━━━ DATA BLOCK ━━━

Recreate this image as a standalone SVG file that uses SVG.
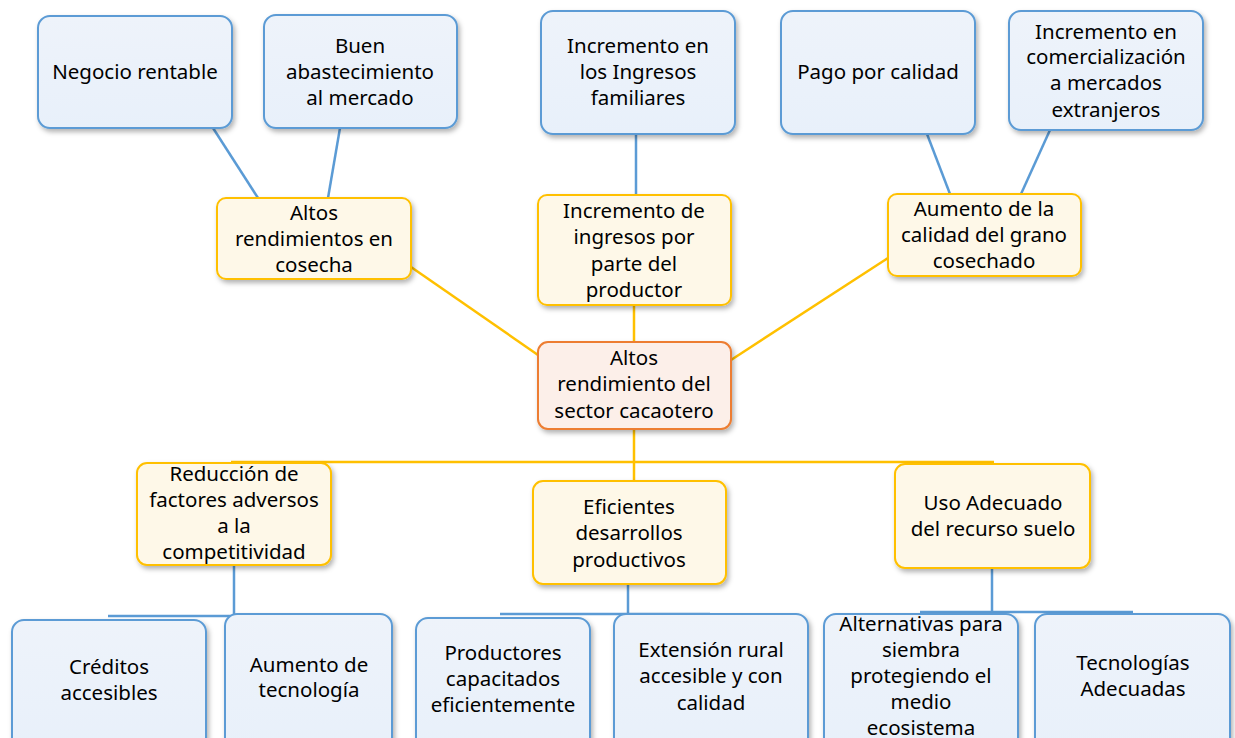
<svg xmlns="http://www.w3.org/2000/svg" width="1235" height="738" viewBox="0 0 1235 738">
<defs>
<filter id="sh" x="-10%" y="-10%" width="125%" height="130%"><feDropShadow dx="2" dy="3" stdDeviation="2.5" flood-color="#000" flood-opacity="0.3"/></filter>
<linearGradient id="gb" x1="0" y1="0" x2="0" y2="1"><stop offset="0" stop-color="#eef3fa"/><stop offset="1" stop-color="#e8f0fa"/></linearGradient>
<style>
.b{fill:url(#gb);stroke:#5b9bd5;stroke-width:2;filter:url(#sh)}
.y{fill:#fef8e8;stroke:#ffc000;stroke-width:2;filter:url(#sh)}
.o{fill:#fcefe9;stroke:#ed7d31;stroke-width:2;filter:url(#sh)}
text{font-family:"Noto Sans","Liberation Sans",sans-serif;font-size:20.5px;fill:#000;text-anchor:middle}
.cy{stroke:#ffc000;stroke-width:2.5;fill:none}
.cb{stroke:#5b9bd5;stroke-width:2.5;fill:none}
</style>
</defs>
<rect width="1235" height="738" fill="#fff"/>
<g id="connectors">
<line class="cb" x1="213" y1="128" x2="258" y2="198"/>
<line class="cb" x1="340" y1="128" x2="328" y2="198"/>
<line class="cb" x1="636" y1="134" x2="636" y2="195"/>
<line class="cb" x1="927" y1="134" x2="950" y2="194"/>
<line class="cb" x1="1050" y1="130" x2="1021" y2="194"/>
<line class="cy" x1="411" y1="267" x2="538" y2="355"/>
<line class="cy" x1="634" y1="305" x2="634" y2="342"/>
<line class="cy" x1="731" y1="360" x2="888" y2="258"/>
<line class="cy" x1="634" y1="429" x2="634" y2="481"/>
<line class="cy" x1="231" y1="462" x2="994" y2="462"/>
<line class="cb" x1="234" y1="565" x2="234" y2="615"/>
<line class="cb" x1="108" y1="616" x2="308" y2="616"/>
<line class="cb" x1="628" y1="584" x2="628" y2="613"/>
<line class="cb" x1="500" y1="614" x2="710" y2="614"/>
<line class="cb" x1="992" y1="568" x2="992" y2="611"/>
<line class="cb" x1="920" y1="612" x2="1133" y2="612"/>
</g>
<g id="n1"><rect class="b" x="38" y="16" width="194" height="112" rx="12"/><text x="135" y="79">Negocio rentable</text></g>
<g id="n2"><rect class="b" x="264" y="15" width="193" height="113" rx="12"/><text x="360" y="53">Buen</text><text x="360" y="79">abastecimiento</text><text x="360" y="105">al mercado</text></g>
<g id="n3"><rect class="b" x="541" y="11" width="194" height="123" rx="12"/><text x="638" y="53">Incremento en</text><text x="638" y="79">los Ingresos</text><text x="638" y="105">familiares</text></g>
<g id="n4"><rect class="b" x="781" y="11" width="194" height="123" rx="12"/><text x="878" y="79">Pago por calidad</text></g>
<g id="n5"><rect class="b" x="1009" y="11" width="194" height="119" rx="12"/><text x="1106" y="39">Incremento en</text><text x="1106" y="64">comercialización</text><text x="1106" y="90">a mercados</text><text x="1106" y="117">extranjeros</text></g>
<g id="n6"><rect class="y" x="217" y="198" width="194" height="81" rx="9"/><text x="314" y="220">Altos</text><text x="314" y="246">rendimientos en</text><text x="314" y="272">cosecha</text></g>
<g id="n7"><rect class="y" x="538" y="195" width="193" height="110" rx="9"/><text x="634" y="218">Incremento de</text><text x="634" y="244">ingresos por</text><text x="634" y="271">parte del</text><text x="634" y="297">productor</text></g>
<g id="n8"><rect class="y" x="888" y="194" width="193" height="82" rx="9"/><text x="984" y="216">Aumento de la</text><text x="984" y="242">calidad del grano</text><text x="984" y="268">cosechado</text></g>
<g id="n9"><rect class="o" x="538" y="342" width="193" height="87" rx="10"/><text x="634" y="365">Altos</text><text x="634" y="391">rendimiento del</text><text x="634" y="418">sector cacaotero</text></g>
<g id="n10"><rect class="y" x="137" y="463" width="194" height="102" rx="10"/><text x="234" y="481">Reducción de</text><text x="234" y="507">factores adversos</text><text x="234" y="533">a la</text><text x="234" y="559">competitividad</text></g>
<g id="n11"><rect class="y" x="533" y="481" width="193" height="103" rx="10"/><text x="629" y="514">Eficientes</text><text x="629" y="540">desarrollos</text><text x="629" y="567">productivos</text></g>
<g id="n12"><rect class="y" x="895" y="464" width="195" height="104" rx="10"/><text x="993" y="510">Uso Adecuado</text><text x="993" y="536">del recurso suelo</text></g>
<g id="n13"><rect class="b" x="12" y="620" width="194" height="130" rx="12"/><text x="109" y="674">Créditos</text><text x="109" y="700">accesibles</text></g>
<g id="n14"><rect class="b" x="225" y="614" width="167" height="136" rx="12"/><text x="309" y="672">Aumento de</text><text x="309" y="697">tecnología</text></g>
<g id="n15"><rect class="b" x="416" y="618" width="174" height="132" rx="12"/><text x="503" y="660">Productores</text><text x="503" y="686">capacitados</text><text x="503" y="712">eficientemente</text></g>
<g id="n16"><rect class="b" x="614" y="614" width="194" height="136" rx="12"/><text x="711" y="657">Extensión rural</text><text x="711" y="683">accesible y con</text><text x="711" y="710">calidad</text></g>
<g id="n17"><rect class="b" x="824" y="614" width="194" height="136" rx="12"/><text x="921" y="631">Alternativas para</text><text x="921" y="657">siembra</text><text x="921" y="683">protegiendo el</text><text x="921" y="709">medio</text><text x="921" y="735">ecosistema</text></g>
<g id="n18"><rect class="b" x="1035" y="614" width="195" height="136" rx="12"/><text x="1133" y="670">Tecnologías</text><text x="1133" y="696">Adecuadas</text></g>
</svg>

━━━

*GIVEN INSTRUCTION*.
Quote the material exactly. Pictures stay out.

*SOLVED EXERCISE*.
Recreate this image as a standalone SVG file that uses SVG.
<svg xmlns="http://www.w3.org/2000/svg" width="1235" height="738" viewBox="0 0 1235 738">
<defs>
<filter id="sh" x="-10%" y="-10%" width="125%" height="130%"><feDropShadow dx="2" dy="3" stdDeviation="2.5" flood-color="#000" flood-opacity="0.3"/></filter>
<linearGradient id="gb" x1="0" y1="0" x2="0" y2="1"><stop offset="0" stop-color="#eef3fa"/><stop offset="1" stop-color="#e8f0fa"/></linearGradient>
<style>
.b{fill:url(#gb);stroke:#5b9bd5;stroke-width:2;filter:url(#sh)}
.y{fill:#fef8e8;stroke:#ffc000;stroke-width:2;filter:url(#sh)}
.o{fill:#fcefe9;stroke:#ed7d31;stroke-width:2;filter:url(#sh)}
text{font-family:"Noto Sans","Liberation Sans",sans-serif;font-size:20.5px;fill:#000;text-anchor:middle}
.cy{stroke:#ffc000;stroke-width:2.5;fill:none}
.cb{stroke:#5b9bd5;stroke-width:2.5;fill:none}
</style>
</defs>
<rect width="1235" height="738" fill="#fff"/>
<g id="connectors">
<line class="cb" x1="213" y1="128" x2="258" y2="198"/>
<line class="cb" x1="340" y1="128" x2="328" y2="198"/>
<line class="cb" x1="636" y1="134" x2="636" y2="195"/>
<line class="cb" x1="927" y1="134" x2="950" y2="194"/>
<line class="cb" x1="1050" y1="130" x2="1021" y2="194"/>
<line class="cy" x1="411" y1="267" x2="538" y2="355"/>
<line class="cy" x1="634" y1="305" x2="634" y2="342"/>
<line class="cy" x1="731" y1="360" x2="888" y2="258"/>
<line class="cy" x1="634" y1="429" x2="634" y2="481"/>
<line class="cy" x1="231" y1="462" x2="994" y2="462"/>
<line class="cb" x1="234" y1="565" x2="234" y2="615"/>
<line class="cb" x1="108" y1="616" x2="308" y2="616"/>
<line class="cb" x1="628" y1="584" x2="628" y2="613"/>
<line class="cb" x1="500" y1="614" x2="710" y2="614"/>
<line class="cb" x1="992" y1="568" x2="992" y2="611"/>
<line class="cb" x1="920" y1="612" x2="1133" y2="612"/>
</g>
<g id="n1"><rect class="b" x="38" y="16" width="194" height="112" rx="12"/><text x="135" y="79">Negocio rentable</text></g>
<g id="n2"><rect class="b" x="264" y="15" width="193" height="113" rx="12"/><text x="360" y="53">Buen</text><text x="360" y="79">abastecimiento</text><text x="360" y="105">al mercado</text></g>
<g id="n3"><rect class="b" x="541" y="11" width="194" height="123" rx="12"/><text x="638" y="53">Incremento en</text><text x="638" y="79">los Ingresos</text><text x="638" y="105">familiares</text></g>
<g id="n4"><rect class="b" x="781" y="11" width="194" height="123" rx="12"/><text x="878" y="79">Pago por calidad</text></g>
<g id="n5"><rect class="b" x="1009" y="11" width="194" height="119" rx="12"/><text x="1106" y="39">Incremento en</text><text x="1106" y="64">comercialización</text><text x="1106" y="90">a mercados</text><text x="1106" y="117">extranjeros</text></g>
<g id="n6"><rect class="y" x="217" y="198" width="194" height="81" rx="9"/><text x="314" y="220">Altos</text><text x="314" y="246">rendimientos en</text><text x="314" y="272">cosecha</text></g>
<g id="n7"><rect class="y" x="538" y="195" width="193" height="110" rx="9"/><text x="634" y="218">Incremento de</text><text x="634" y="244">ingresos por</text><text x="634" y="271">parte del</text><text x="634" y="297">productor</text></g>
<g id="n8"><rect class="y" x="888" y="194" width="193" height="82" rx="9"/><text x="984" y="216">Aumento de la</text><text x="984" y="242">calidad del grano</text><text x="984" y="268">cosechado</text></g>
<g id="n9"><rect class="o" x="538" y="342" width="193" height="87" rx="10"/><text x="634" y="365">Altos</text><text x="634" y="391">rendimiento del</text><text x="634" y="418">sector cacaotero</text></g>
<g id="n10"><rect class="y" x="137" y="463" width="194" height="102" rx="10"/><text x="234" y="481">Reducción de</text><text x="234" y="507">factores adversos</text><text x="234" y="533">a la</text><text x="234" y="559">competitividad</text></g>
<g id="n11"><rect class="y" x="533" y="481" width="193" height="103" rx="10"/><text x="629" y="514">Eficientes</text><text x="629" y="540">desarrollos</text><text x="629" y="567">productivos</text></g>
<g id="n12"><rect class="y" x="895" y="464" width="195" height="104" rx="10"/><text x="993" y="510">Uso Adecuado</text><text x="993" y="536">del recurso suelo</text></g>
<g id="n13"><rect class="b" x="12" y="620" width="194" height="130" rx="12"/><text x="109" y="674">Créditos</text><text x="109" y="700">accesibles</text></g>
<g id="n14"><rect class="b" x="225" y="614" width="167" height="136" rx="12"/><text x="309" y="672">Aumento de</text><text x="309" y="697">tecnología</text></g>
<g id="n15"><rect class="b" x="416" y="618" width="174" height="132" rx="12"/><text x="503" y="660">Productores</text><text x="503" y="686">capacitados</text><text x="503" y="712">eficientemente</text></g>
<g id="n16"><rect class="b" x="614" y="614" width="194" height="136" rx="12"/><text x="711" y="657">Extensión rural</text><text x="711" y="683">accesible y con</text><text x="711" y="710">calidad</text></g>
<g id="n17"><rect class="b" x="824" y="614" width="194" height="136" rx="12"/><text x="921" y="631">Alternativas para</text><text x="921" y="657">siembra</text><text x="921" y="683">protegiendo el</text><text x="921" y="709">medio</text><text x="921" y="735">ecosistema</text></g>
<g id="n18"><rect class="b" x="1035" y="614" width="195" height="136" rx="12"/><text x="1133" y="670">Tecnologías</text><text x="1133" y="696">Adecuadas</text></g>
</svg>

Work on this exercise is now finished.